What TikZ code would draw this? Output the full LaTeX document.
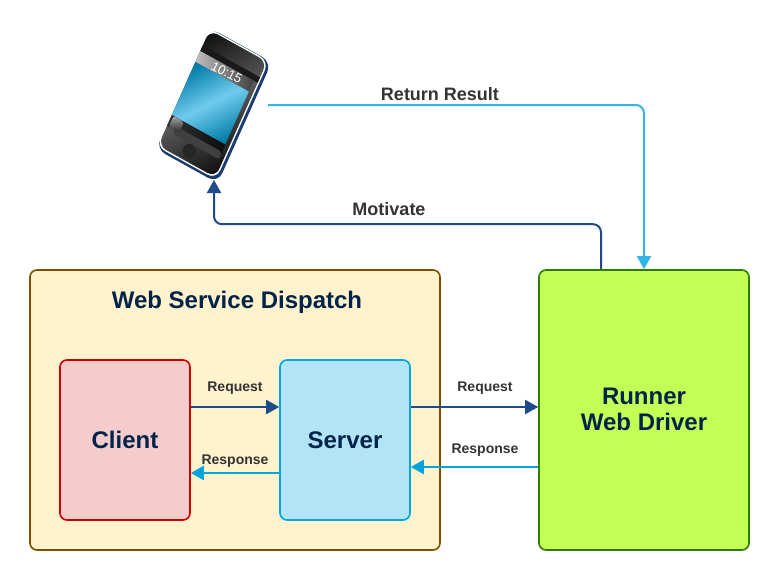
\documentclass[tikz,border=0pt]{standalone}
\usepackage{fontspec}
\setmainfont{Liberation Sans}
\usetikzlibrary{arrows.meta}
\definecolor{titleink}{HTML}{00234B}
\definecolor{labelink}{HTML}{333333}
\definecolor{reqblue}{HTML}{1F4A8C}
\definecolor{respblue}{HTML}{00A5DF}
\definecolor{retblue}{HTML}{33B5E5}
\definecolor{dispatchfill}{HTML}{FFF2CC}
\definecolor{dispatchline}{HTML}{7F4F00}
\definecolor{clientfill}{HTML}{F4CCCC}
\definecolor{clientline}{HTML}{CC0000}
\definecolor{serverfill}{HTML}{B1E5F5}
\definecolor{driverfill}{HTML}{C3FF55}
\definecolor{driverline}{HTML}{2D7F00}
\begin{document}
\begin{tikzpicture}[
        x=1pt, y=-1pt,
        box/.style={draw, line width=1.6pt, rounded corners=7pt, inner sep=0pt, text=titleink, font=\bfseries\fontsize{24}{26}\selectfont},
        lbl/.style={text=labelink, inner sep=0pt, font=\bfseries\fontsize{14}{16}\selectfont},
        biglbl/.style={lbl, font=\bfseries\fontsize{18}{20}\selectfont},
        req/.style={draw=reqblue, line width=2pt, -{Triangle[length=13pt,width=14pt]}},
        resp/.style={draw=respblue, line width=2pt, -{Triangle[length=13pt,width=14pt]}},
    ]
    \useasboundingbox (0,0) rectangle (769,570);
    \node[box, draw=dispatchline, fill=dispatchfill, minimum width=410pt, minimum height=280pt](dispatch) at (235,410){};
    \node[lbl, text=titleink, font=\bfseries\fontsize{24}{26}\selectfont](title) at (237,302){Web Service Dispatch};
    \node[box, draw=clientline, fill=clientfill, minimum width=130pt, minimum height=160pt](client) at (125,440){Client};
    \node[box, draw=respblue, fill=serverfill, minimum width=130pt, minimum height=160pt](server) at (345,440){Server};
    \node[box, draw=driverline, fill=driverfill, minimum width=210pt, minimum height=280pt](driver) at (644,410){};
    \node[lbl, text=titleink, align=center, font=\bfseries\fontsize{24}{26}\selectfont](driverlbl) at (644,409){Runner\\Web Driver};

    \begin{scope}[shift={(212.5,104.5)}, cm={0.875,-0.485,0.407,0.914,(0,0)}]
        \fill[rounded corners=11pt, fill=reqblue!80!black] (-34,-66) rectangle (37,66.5);
        \fill[rounded corners=10pt, fill=white] (-34.5,-65.5) rectangle (34,64);
        \shade[rounded corners=9pt, left color=black!95, right color=black!95, middle color=black!65, shading angle=27] (-33,-64) rectangle (32.5,62.5);
        \fill[black!90] (-33,-47) rectangle (32.5,-41);
        \shade[left color=black!25, right color=black!75] (-33,-41) rectangle (28,-29);
        \shade[top color=respblue!75!black, bottom color=respblue!75!black, middle color=retblue!70!white, shading angle=27] (-33,-29) rectangle (28,29);
        \shade[left color=black!80, right color=black!95] (-33,29) rectangle (28,41);
        \fill[rounded corners=2pt, black!75] (-24,37) rectangle (28,45);
        \shade[rounded corners=2pt, top color=black!35, bottom color=black!85] (-31,29) rectangle (-19,41);
        \fill[black!85] (-2,52) circle (7);
        \node[text=white, inner sep=0pt, rotate=-27, font=\fontsize{13}{15}\selectfont](clock) at (0,-35){10:15};
    \end{scope}
    \coordinate (phoneout) at (268,105);
    \coordinate (phonein) at (214,180);

    \draw[draw=retblue, line width=2pt, -{Triangle[length=13pt,width=14pt]}, rounded corners=8pt] (phoneout) -| (driver.north);
    \draw[req, rounded corners=8pt] ([xshift=-43pt]driver.north) -- ++(0,-45) -| (phonein);
    \draw[req] (client.east |- 0,407) -- (server.west |- 0,407);
    \draw[resp] (server.west |- 0,473) -- (client.east |- 0,473);
    \draw[req] (server.east |- 0,407) -- (driver.west |- 0,407);
    \draw[resp] (driver.west |- 0,467) -- (server.east |- 0,467);

    \node[biglbl](retlbl) at (440,94){Return Result};
    \node[biglbl](motlbl) at (389,209){Motivate};
    \node[lbl](reqa) at (235,388){Request};
    \node[lbl](respa) at (235,461){Response};
    \node[lbl](reqb) at (485,388){Request};
    \node[lbl](respb) at (485,450){Response};
\end{tikzpicture}
\end{document}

□ □ □

■ **THE REQUEST**:
Reproduce the listing above exactly, excluding all pictures.

■ **CORRECT RESPONSE**:
What TikZ code would draw this? Output the full LaTeX document.
\documentclass[tikz,border=0pt]{standalone}
\usepackage{fontspec}
\setmainfont{Liberation Sans}
\usetikzlibrary{arrows.meta}
\definecolor{titleink}{HTML}{00234B}
\definecolor{labelink}{HTML}{333333}
\definecolor{reqblue}{HTML}{1F4A8C}
\definecolor{respblue}{HTML}{00A5DF}
\definecolor{retblue}{HTML}{33B5E5}
\definecolor{dispatchfill}{HTML}{FFF2CC}
\definecolor{dispatchline}{HTML}{7F4F00}
\definecolor{clientfill}{HTML}{F4CCCC}
\definecolor{clientline}{HTML}{CC0000}
\definecolor{serverfill}{HTML}{B1E5F5}
\definecolor{driverfill}{HTML}{C3FF55}
\definecolor{driverline}{HTML}{2D7F00}
\begin{document}
\begin{tikzpicture}[
        x=1pt, y=-1pt,
        box/.style={draw, line width=1.6pt, rounded corners=7pt, inner sep=0pt, text=titleink, font=\bfseries\fontsize{24}{26}\selectfont},
        lbl/.style={text=labelink, inner sep=0pt, font=\bfseries\fontsize{14}{16}\selectfont},
        biglbl/.style={lbl, font=\bfseries\fontsize{18}{20}\selectfont},
        req/.style={draw=reqblue, line width=2pt, -{Triangle[length=13pt,width=14pt]}},
        resp/.style={draw=respblue, line width=2pt, -{Triangle[length=13pt,width=14pt]}},
    ]
    \useasboundingbox (0,0) rectangle (769,570);
    \node[box, draw=dispatchline, fill=dispatchfill, minimum width=410pt, minimum height=280pt](dispatch) at (235,410){};
    \node[lbl, text=titleink, font=\bfseries\fontsize{24}{26}\selectfont](title) at (237,302){Web Service Dispatch};
    \node[box, draw=clientline, fill=clientfill, minimum width=130pt, minimum height=160pt](client) at (125,440){Client};
    \node[box, draw=respblue, fill=serverfill, minimum width=130pt, minimum height=160pt](server) at (345,440){Server};
    \node[box, draw=driverline, fill=driverfill, minimum width=210pt, minimum height=280pt](driver) at (644,410){};
    \node[lbl, text=titleink, align=center, font=\bfseries\fontsize{24}{26}\selectfont](driverlbl) at (644,409){Runner\\Web Driver};

    \begin{scope}[shift={(212.5,104.5)}, cm={0.875,-0.485,0.407,0.914,(0,0)}]
        \fill[rounded corners=11pt, fill=reqblue!80!black] (-34,-66) rectangle (37,66.5);
        \fill[rounded corners=10pt, fill=white] (-34.5,-65.5) rectangle (34,64);
        \shade[rounded corners=9pt, left color=black!95, right color=black!95, middle color=black!65, shading angle=27] (-33,-64) rectangle (32.5,62.5);
        \fill[black!90] (-33,-47) rectangle (32.5,-41);
        \shade[left color=black!25, right color=black!75] (-33,-41) rectangle (28,-29);
        \shade[top color=respblue!75!black, bottom color=respblue!75!black, middle color=retblue!70!white, shading angle=27] (-33,-29) rectangle (28,29);
        \shade[left color=black!80, right color=black!95] (-33,29) rectangle (28,41);
        \fill[rounded corners=2pt, black!75] (-24,37) rectangle (28,45);
        \shade[rounded corners=2pt, top color=black!35, bottom color=black!85] (-31,29) rectangle (-19,41);
        \fill[black!85] (-2,52) circle (7);
        \node[text=white, inner sep=0pt, rotate=-27, font=\fontsize{13}{15}\selectfont](clock) at (0,-35){10:15};
    \end{scope}
    \coordinate (phoneout) at (268,105);
    \coordinate (phonein) at (214,180);

    \draw[draw=retblue, line width=2pt, -{Triangle[length=13pt,width=14pt]}, rounded corners=8pt] (phoneout) -| (driver.north);
    \draw[req, rounded corners=8pt] ([xshift=-43pt]driver.north) -- ++(0,-45) -| (phonein);
    \draw[req] (client.east |- 0,407) -- (server.west |- 0,407);
    \draw[resp] (server.west |- 0,473) -- (client.east |- 0,473);
    \draw[req] (server.east |- 0,407) -- (driver.west |- 0,407);
    \draw[resp] (driver.west |- 0,467) -- (server.east |- 0,467);

    \node[biglbl](retlbl) at (440,94){Return Result};
    \node[biglbl](motlbl) at (389,209){Motivate};
    \node[lbl](reqa) at (235,388){Request};
    \node[lbl](respa) at (235,461){Response};
    \node[lbl](reqb) at (485,388){Request};
    \node[lbl](respb) at (485,450){Response};
\end{tikzpicture}
\end{document}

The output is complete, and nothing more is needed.